Rechte selbst in die Hand nehmen

"Die vorliegende Entscheidung macht den Verbrauchern Europas Mut, dass es in Zukunft auch in der Praxis möglich sein soll, seine Rechte selbst in die Hand zu nehmen", kommentiert Dr. Peter Kolba, Leiter des VKI-Bereiches Recht, das Urteil. Denn nur, wenn man Zugang zu den Unterlagen erhält, ist es - nach deren Auswertung - auch möglich, einen allfälligen Verstoß gegen das Wettbewerbsrecht und einen daraus resultierenden Schaden zu beweisen.

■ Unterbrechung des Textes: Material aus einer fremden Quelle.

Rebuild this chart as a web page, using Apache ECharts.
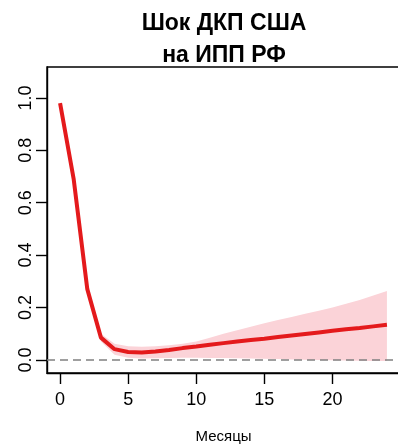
<!DOCTYPE html>
<html>
<head>
<meta charset="utf-8">
<script src="https://cdn.jsdelivr.net/npm/echarts@6/dist/echarts.min.js"></script>
<style>
  html, body { margin: 0; padding: 0; background: #fff; }
  #chart { width: 398px; height: 444px; }
</style>
</head>
<body>
<div id="chart"></div>
<script>
// horizon, months
var months = [0, 1, 2, 3, 4, 5, 6, 7, 8, 9, 10, 11, 12, 13, 14, 15, 16, 17, 18, 19, 20, 21, 22, 23, 24];
// impulse response (point estimate)
var irf = [0.98, 0.69, 0.27, 0.085, 0.041, 0.030, 0.028, 0.032, 0.038, 0.045, 0.051, 0.058, 0.064,
           0.070, 0.076, 0.081, 0.087, 0.093, 0.099, 0.105, 0.111, 0.117, 0.122, 0.128, 0.134];
// confidence band
var lower = [0.975, 0.675, 0.255, 0.070, 0.020, 0.008, 0.005, 0.006, 0.007, 0.008, 0.008, 0.007, 0.007,
             0.006, 0.005, 0.004, 0.003, 0.002, 0.001, 0.000, -0.001, -0.002, -0.003, -0.004, -0.004];
var upper = [0.985, 0.705, 0.285, 0.100, 0.062, 0.052, 0.050, 0.052, 0.056, 0.062, 0.070, 0.085, 0.100,
             0.113, 0.127, 0.140, 0.152, 0.164, 0.176, 0.188, 0.200, 0.214, 0.229, 0.246, 0.263];
var xTicks = [0, 5, 10, 15, 20];
var yTicks = [0, 0.2, 0.4, 0.6, 0.8, 1.0];

var font = 'Liberation Sans, Arial, Helvetica, sans-serif';
var chart = echarts.init(document.getElementById('chart'), null, { renderer: 'canvas' });

function pairs(vals) {
  return months.map(function (m, i) { return [m, vals[i]]; });
}

// band polygon: upper edge left->right, then lower edge right->left
function renderBand(params, api) {
  var pts = [];
  for (var i = 0; i < months.length; i++) pts.push(api.coord([months[i], upper[i]]));
  for (var j = months.length - 1; j >= 0; j--) pts.push(api.coord([months[j], lower[j]]));
  return {
    type: 'polygon',
    shape: { points: pts },
    style: { fill: '#fbd3d8', stroke: null }
  };
}

var option = {
  animation: false,
  backgroundColor: '#fff',
  title: {
    text: 'Шок ДКП США\nна ИПП РФ',
    left: 224,
    top: 8,
    padding: 0,
    textAlign: 'center',
    textStyle: { fontFamily: font, fontSize: 23, fontWeight: 'bold', color: '#000', lineHeight: 32 }
  },
  grid: {
    left: 47, right: -2, top: 67, bottom: 71,
    outerBoundsMode: 'none',
    containLabel: false,
    show: true, borderColor: '#000', borderWidth: 1.4, backgroundColor: 'transparent'
  },
  xAxis: {
    type: 'value',
    min: -0.96, max: 24.96,
    name: 'Месяцы',
    nameLocation: 'middle',
    nameGap: 56,
    nameTextStyle: { fontFamily: font, fontSize: 15, color: '#000' },
    axisLine: { show: true, onZero: false, lineStyle: { color: '#000', width: 1.4 } },
    axisTick: { show: true, length: 11, customValues: xTicks, lineStyle: { color: '#000', width: 1.4 } },
    axisLabel: { customValues: xTicks, margin: 18, fontFamily: font, fontSize: 18, color: '#000' },
    splitLine: { show: false }
  },
  yAxis: {
    type: 'value',
    min: -0.05, max: 1.118,
    axisLine: { show: true, onZero: false, lineStyle: { color: '#000', width: 1.4 } },
    axisTick: { show: true, length: 11, customValues: yTicks, lineStyle: { color: '#000', width: 1.4 } },
    axisLabel: {
      customValues: yTicks, rotate: 90, margin: 12,
      fontFamily: font, fontSize: 18, color: '#000',
      formatter: function (v) { return v.toFixed(1); }
    },
    splitLine: { show: false }
  },
  series: [
    {
      name: 'band',
      type: 'custom',
      renderItem: renderBand,
      data: [[0, 0]],
      silent: true,
      z: 1
    },
    {
      name: 'zero',
      type: 'line',
      data: [],
      silent: true,
      z: 2,
      markLine: {
        silent: true,
        symbol: 'none',
        label: { show: false },
        lineStyle: { color: '#808080', type: [8, 5], width: 1.5 },
        data: [{ yAxis: 0 }]
      }
    },
    {
      name: 'IRF',
      type: 'line',
      data: pairs(irf),
      symbol: 'none',
      lineStyle: { color: '#e41a1c', width: 4 },
      z: 5
    }
  ]
};

chart.setOption(option);
window.addEventListener('resize', chart.resize);
</script>
</body>
</html>
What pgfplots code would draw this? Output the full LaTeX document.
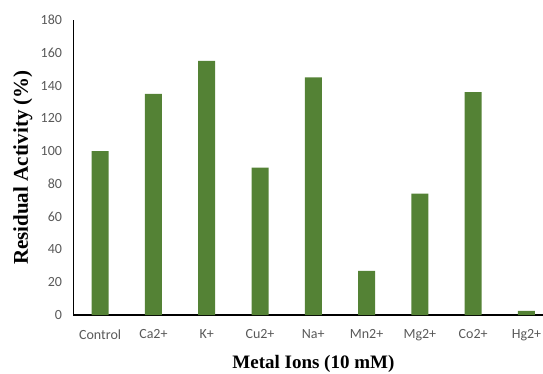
\documentclass[border=0pt]{standalone}
\usepackage{pgfplots}
\pgfplotsset{compat=1.18}
\usepackage{fontspec}
\setmainfont{Liberation Serif}
\newfontfamily\carlito{Carlito}
\definecolor{bargreen}{HTML}{548235}
\definecolor{ticktext}{HTML}{595959}
\begin{document}
\begin{tikzpicture}
\begin{axis}[
  scale only axis,
  width=469.5pt, height=295pt,
  xmin=-0.5, xmax=8.31,
  ymin=0, ymax=180,
  axis x line=bottom, axis y line=left,
  axis line style={-, line width=1.1pt, black},
  major tick length=0pt,
  xtick={0,1,2,3,4,5,6,7,8},
  xticklabels={Control,Ca2+,K+,Cu2+,Na+,Mn2+,Mg2+,Co2+,Hg2+},
  ytick={0,20,...,180},
  /pgf/number format/assume math mode=true,
  tick label style={font=\carlito\fontsize{14}{16}\selectfont, text=ticktext},
  yticklabel style={xshift=-8pt},
  xticklabel style={yshift=-11pt},
  xlabel={\textbf{Metal Ions (10 mM)}},
  ylabel={\textbf{Residual Activity (\%)}},
  xlabel style={font=\fontsize{19}{22}\selectfont, at={(axis description cs:0.511,-0.166)}, anchor=center},
  ylabel style={font=\fontsize{21}{23}\selectfont, at={(axis description cs:-0.1076,0.5)}, anchor=center},
  clip=false,
]
\addplot[ybar, bar width=17pt, fill=bargreen, draw=none] coordinates {
  (0,100) (1,135) (2,155) (3,90) (4,145) (5,27) (6,74) (7,136) (8,2.5)
};
\end{axis}
\pgfresetboundingbox
\useasboundingbox (-73.5pt,-58pt) rectangle (469.5pt,315pt);
\end{tikzpicture}
\end{document}
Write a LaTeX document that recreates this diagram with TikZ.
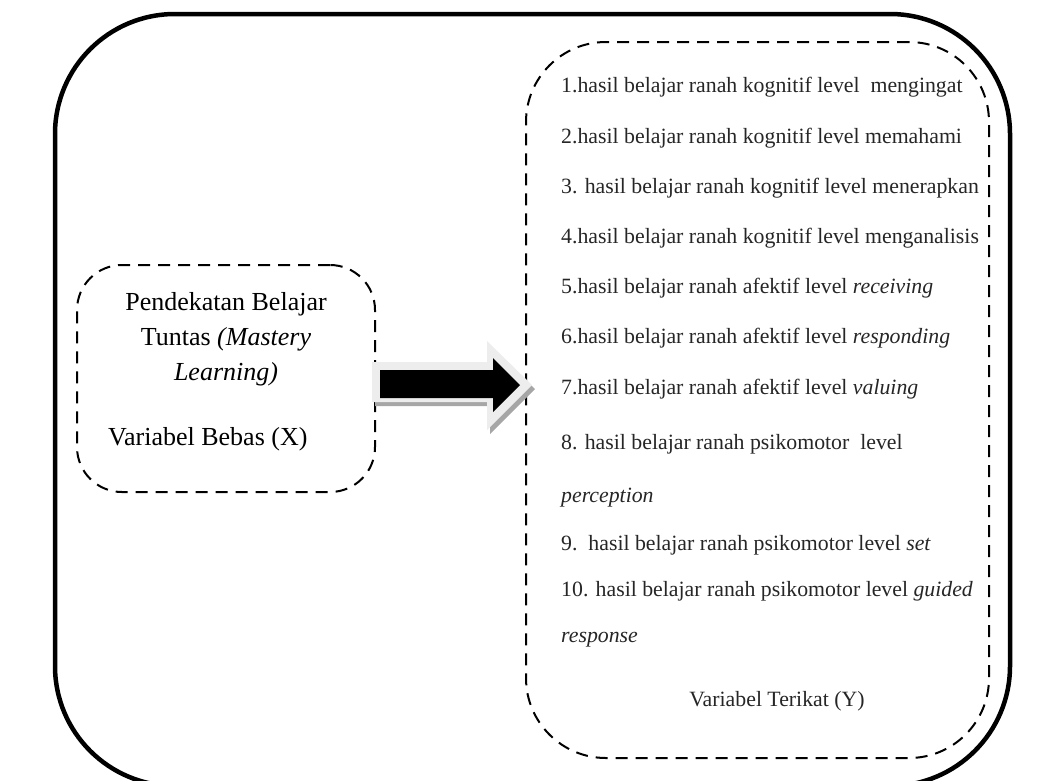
\documentclass[tikz,border=0pt]{standalone}
\usepackage{fontspec}
\setmainfont{Liberation Serif}
\begin{document}
\begin{tikzpicture}[x=1pt,y=-1pt,
  outerbox/.style={draw, line width=4.5pt, rounded corners=120pt},
  dashbox/.style={draw, line width=2pt, dash pattern=on 12pt off 8pt, rounded corners=#1, inner sep=0pt},
  lt/.style={font=\fontsize{26}{30}\selectfont, anchor=base, inner sep=0pt},
  rt/.style={font=\fontsize{21.8}{25}\selectfont, anchor=base west, inner sep=0pt, text=black!85},
  arrowshadow/.style={fill=black!35},
  arrowrim/.style={fill=black!7},
  arrowbody/.style={fill=black}]
\useasboundingbox (0,0) rectangle (1062,780);
\draw[outerbox] (55,14) rectangle (1010,786);
\node[dashbox=45pt, minimum width=298pt, minimum height=227pt] (X) at (226,378.5) {};
\node[dashbox=80pt, minimum width=463pt, minimum height=716pt] (Y) at (757.5,400) {};
% block arrow from X to Y
\fill[arrowshadow] (375,366) -- (490,366) -- (490,345) -- (535,389) -- (490,434) -- (490,406) -- (375,406) -- cycle;
\fill[arrowrim] (372,362) -- (487,362) -- (487,341) -- (532,385) -- (487,430) -- (487,402) -- (372,402) -- cycle;
\fill[arrowbody] (380,370) -- (493,370) -- (493,358) -- (520,385) -- (493,412) -- (493,398) -- (380,398) -- cycle;
% left texts
\node[lt] (x1) at (226,310) {Pendekatan Belajar};
\node[lt] (x2) at (226,345) {Tuntas \textit{(Mastery}};
\node[lt] (x3) at (226,380) {\textit{Learning)}};
\node[lt, anchor=base west] (x4) at (108,445) {Variabel Bebas (X)};
% right texts
\node[rt] (y1) at (561,92) {1.hasil belajar ranah kognitif level\ \ mengingat};
\node[rt] (y2) at (561,143) {2.hasil belajar ranah kognitif level memahami};
\node[rt] (y3) at (561,193) {3. hasil belajar ranah kognitif level menerapkan};
\node[rt] (y4) at (561,243) {4.hasil belajar ranah kognitif level menganalisis};
\node[rt] (y5) at (561,293) {5.hasil belajar ranah afektif level \textit{receiving}};
\node[rt] (y6) at (561,343) {6.hasil belajar ranah afektif level \textit{responding}};
\node[rt] (y7) at (561,394) {7.hasil belajar ranah afektif level \textit{valuing}};
\node[rt] (y8) at (561,449) {8. hasil belajar ranah psikomotor\ \ level};
\node[rt] (y8b) at (561,502) {\textit{perception}};
\node[rt] (y9) at (561,550) {9.\ \ hasil belajar ranah psikomotor level \textit{set}};
\node[rt] (y10) at (561,596) {10. hasil belajar ranah psikomotor level \textit{guided}};
\node[rt] (y10b) at (561,642) {\textit{response}};
\node[rt, anchor=base] (yv) at (777,706) {Variabel Terikat (Y)};
\end{tikzpicture}
\end{document}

Verjährung der Schadenersatzansprüche

Der VKI hat - auch mit Unterstützung des Bundesministeriums für Soziale Sicherheit, Generationen und Konsumentenschutz - bislang einen langen Atem gezeigt. Zum einen, um österreichische Kreditnehmer im 'Zinsenstreit' mit den Banken optimal zu unterstützen. Zum anderen, um auch einen Präzedenzfall für alle Verbraucher Europas um die praktische Durchsetzung des Kartellrechtes auszujudizieren", begründet Kolba das Engagement des VKI. "Und es hat sich gelohnt: Die Grundsatzentscheidung eines verstärkten Senates des EU-Gerichts bringt uns ein Stück näher zur Einsicht in die Unterlagen des Lombardclubs. Und das ist höchste Zeit, denn während wir um die Akteneinsicht streiten, droht in Österreich eine Verjährung der Schadenersatzansprüche."